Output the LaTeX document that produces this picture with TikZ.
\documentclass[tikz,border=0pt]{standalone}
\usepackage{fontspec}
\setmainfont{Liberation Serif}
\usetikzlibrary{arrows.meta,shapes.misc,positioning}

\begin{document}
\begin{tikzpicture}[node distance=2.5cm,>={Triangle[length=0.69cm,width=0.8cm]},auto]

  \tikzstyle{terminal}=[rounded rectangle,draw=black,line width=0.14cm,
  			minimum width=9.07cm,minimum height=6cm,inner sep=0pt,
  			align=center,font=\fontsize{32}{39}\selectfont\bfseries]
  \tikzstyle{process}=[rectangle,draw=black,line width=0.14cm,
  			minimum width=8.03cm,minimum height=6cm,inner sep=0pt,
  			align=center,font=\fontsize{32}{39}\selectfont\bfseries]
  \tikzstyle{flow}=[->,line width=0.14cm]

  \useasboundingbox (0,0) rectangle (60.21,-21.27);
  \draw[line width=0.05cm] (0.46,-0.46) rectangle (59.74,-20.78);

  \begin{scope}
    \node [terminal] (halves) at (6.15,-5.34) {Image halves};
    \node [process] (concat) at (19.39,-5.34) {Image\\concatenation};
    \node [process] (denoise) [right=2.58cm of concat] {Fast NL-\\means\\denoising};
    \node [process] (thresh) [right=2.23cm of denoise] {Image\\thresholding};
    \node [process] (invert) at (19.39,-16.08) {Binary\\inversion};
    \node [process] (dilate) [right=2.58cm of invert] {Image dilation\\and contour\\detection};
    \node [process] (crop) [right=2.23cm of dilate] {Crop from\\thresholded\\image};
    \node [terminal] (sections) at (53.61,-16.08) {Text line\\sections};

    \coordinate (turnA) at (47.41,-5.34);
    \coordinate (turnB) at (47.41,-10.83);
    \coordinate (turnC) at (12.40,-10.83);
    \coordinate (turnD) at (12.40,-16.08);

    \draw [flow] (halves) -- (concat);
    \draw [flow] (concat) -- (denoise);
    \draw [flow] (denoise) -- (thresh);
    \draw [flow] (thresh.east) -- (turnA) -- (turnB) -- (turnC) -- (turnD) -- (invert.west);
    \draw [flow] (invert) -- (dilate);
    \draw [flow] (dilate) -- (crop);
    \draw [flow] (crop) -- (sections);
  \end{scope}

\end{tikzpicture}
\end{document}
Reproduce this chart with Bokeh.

--

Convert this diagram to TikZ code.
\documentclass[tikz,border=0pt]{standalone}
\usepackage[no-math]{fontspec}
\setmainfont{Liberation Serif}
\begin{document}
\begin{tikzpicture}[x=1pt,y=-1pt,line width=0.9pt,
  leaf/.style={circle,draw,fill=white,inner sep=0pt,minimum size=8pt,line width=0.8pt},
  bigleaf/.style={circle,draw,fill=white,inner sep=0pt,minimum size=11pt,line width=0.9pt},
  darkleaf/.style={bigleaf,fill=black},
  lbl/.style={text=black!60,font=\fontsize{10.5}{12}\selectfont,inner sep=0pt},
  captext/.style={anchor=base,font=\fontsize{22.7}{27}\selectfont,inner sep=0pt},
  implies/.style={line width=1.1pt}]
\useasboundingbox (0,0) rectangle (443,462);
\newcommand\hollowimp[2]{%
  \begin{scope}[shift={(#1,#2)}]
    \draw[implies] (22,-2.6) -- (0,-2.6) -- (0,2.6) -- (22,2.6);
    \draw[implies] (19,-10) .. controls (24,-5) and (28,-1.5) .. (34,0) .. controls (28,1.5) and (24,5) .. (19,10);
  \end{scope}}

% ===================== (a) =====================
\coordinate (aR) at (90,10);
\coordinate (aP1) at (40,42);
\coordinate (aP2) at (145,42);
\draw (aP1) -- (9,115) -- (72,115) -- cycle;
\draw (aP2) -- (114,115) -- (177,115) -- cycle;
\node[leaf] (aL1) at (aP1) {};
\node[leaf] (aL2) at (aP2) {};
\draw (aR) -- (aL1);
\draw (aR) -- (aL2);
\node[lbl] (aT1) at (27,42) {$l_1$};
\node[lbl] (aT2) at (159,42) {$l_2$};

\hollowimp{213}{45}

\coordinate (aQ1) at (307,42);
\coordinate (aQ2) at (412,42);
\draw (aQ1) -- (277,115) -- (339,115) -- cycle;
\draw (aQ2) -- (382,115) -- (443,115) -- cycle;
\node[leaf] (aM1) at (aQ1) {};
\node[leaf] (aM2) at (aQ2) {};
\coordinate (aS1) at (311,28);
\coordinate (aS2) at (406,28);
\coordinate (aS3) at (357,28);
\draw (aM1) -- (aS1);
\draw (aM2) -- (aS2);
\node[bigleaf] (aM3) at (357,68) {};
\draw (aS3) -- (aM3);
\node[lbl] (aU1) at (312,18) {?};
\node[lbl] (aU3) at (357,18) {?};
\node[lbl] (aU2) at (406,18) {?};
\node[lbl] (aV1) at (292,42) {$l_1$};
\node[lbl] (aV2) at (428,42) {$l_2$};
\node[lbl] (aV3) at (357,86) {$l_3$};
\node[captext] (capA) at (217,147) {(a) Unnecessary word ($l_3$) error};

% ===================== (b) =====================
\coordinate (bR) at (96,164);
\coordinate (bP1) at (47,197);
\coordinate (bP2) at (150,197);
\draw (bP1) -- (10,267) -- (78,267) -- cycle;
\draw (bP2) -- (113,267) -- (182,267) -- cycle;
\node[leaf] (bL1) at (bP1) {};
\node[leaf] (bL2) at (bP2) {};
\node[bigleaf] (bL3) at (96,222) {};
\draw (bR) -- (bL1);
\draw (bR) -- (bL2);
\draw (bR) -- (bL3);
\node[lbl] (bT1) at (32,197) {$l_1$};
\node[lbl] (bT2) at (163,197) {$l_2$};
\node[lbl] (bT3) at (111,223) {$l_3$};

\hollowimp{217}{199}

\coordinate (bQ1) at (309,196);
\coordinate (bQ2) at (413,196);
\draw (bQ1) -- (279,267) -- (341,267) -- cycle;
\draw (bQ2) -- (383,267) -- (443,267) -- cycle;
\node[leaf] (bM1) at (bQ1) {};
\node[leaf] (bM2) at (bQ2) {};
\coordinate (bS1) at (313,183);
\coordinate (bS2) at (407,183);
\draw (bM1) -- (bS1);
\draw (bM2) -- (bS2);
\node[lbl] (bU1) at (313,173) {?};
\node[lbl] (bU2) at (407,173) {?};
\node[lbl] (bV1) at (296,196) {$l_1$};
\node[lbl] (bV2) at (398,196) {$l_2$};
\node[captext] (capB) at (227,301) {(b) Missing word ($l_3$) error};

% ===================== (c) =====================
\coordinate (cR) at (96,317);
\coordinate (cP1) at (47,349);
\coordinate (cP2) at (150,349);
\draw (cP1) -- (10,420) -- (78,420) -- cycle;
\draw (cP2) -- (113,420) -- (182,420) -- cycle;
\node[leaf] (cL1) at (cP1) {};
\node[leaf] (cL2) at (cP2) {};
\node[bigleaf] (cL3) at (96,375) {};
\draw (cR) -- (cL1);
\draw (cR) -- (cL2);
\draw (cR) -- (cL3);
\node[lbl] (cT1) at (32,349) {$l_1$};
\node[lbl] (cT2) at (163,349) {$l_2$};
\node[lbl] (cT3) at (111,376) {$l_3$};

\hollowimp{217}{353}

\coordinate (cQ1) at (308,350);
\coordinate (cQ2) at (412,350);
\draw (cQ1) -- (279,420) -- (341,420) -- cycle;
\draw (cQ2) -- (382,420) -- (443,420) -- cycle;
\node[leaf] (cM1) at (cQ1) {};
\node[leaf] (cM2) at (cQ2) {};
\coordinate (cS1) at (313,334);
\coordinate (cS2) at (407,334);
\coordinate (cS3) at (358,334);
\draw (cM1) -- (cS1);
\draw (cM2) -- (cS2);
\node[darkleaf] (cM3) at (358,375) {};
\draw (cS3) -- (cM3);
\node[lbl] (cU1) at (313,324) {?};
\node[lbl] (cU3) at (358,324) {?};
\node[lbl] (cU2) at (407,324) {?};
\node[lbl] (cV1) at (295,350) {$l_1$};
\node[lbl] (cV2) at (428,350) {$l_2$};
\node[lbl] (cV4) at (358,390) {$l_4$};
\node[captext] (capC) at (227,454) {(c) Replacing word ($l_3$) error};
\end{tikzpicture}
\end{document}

- [OBJECTIVE]:
Exactly and only the lines from the line with "Output the LaTeX" to the line with "Reproduce this chart with Bokeh.", both included, are to be printed.

- [EXERCISE SOLUTION]:
Output the LaTeX document that produces this picture with TikZ.
\documentclass[tikz,border=0pt]{standalone}
\usepackage{fontspec}
\setmainfont{Liberation Serif}
\usetikzlibrary{arrows.meta,shapes.misc,positioning}

\begin{document}
\begin{tikzpicture}[node distance=2.5cm,>={Triangle[length=0.69cm,width=0.8cm]},auto]

  \tikzstyle{terminal}=[rounded rectangle,draw=black,line width=0.14cm,
  			minimum width=9.07cm,minimum height=6cm,inner sep=0pt,
  			align=center,font=\fontsize{32}{39}\selectfont\bfseries]
  \tikzstyle{process}=[rectangle,draw=black,line width=0.14cm,
  			minimum width=8.03cm,minimum height=6cm,inner sep=0pt,
  			align=center,font=\fontsize{32}{39}\selectfont\bfseries]
  \tikzstyle{flow}=[->,line width=0.14cm]

  \useasboundingbox (0,0) rectangle (60.21,-21.27);
  \draw[line width=0.05cm] (0.46,-0.46) rectangle (59.74,-20.78);

  \begin{scope}
    \node [terminal] (halves) at (6.15,-5.34) {Image halves};
    \node [process] (concat) at (19.39,-5.34) {Image\\concatenation};
    \node [process] (denoise) [right=2.58cm of concat] {Fast NL-\\means\\denoising};
    \node [process] (thresh) [right=2.23cm of denoise] {Image\\thresholding};
    \node [process] (invert) at (19.39,-16.08) {Binary\\inversion};
    \node [process] (dilate) [right=2.58cm of invert] {Image dilation\\and contour\\detection};
    \node [process] (crop) [right=2.23cm of dilate] {Crop from\\thresholded\\image};
    \node [terminal] (sections) at (53.61,-16.08) {Text line\\sections};

    \coordinate (turnA) at (47.41,-5.34);
    \coordinate (turnB) at (47.41,-10.83);
    \coordinate (turnC) at (12.40,-10.83);
    \coordinate (turnD) at (12.40,-16.08);

    \draw [flow] (halves) -- (concat);
    \draw [flow] (concat) -- (denoise);
    \draw [flow] (denoise) -- (thresh);
    \draw [flow] (thresh.east) -- (turnA) -- (turnB) -- (turnC) -- (turnD) -- (invert.west);
    \draw [flow] (invert) -- (dilate);
    \draw [flow] (dilate) -- (crop);
    \draw [flow] (crop) -- (sections);
  \end{scope}

\end{tikzpicture}
\end{document}
Reproduce this chart with Bokeh.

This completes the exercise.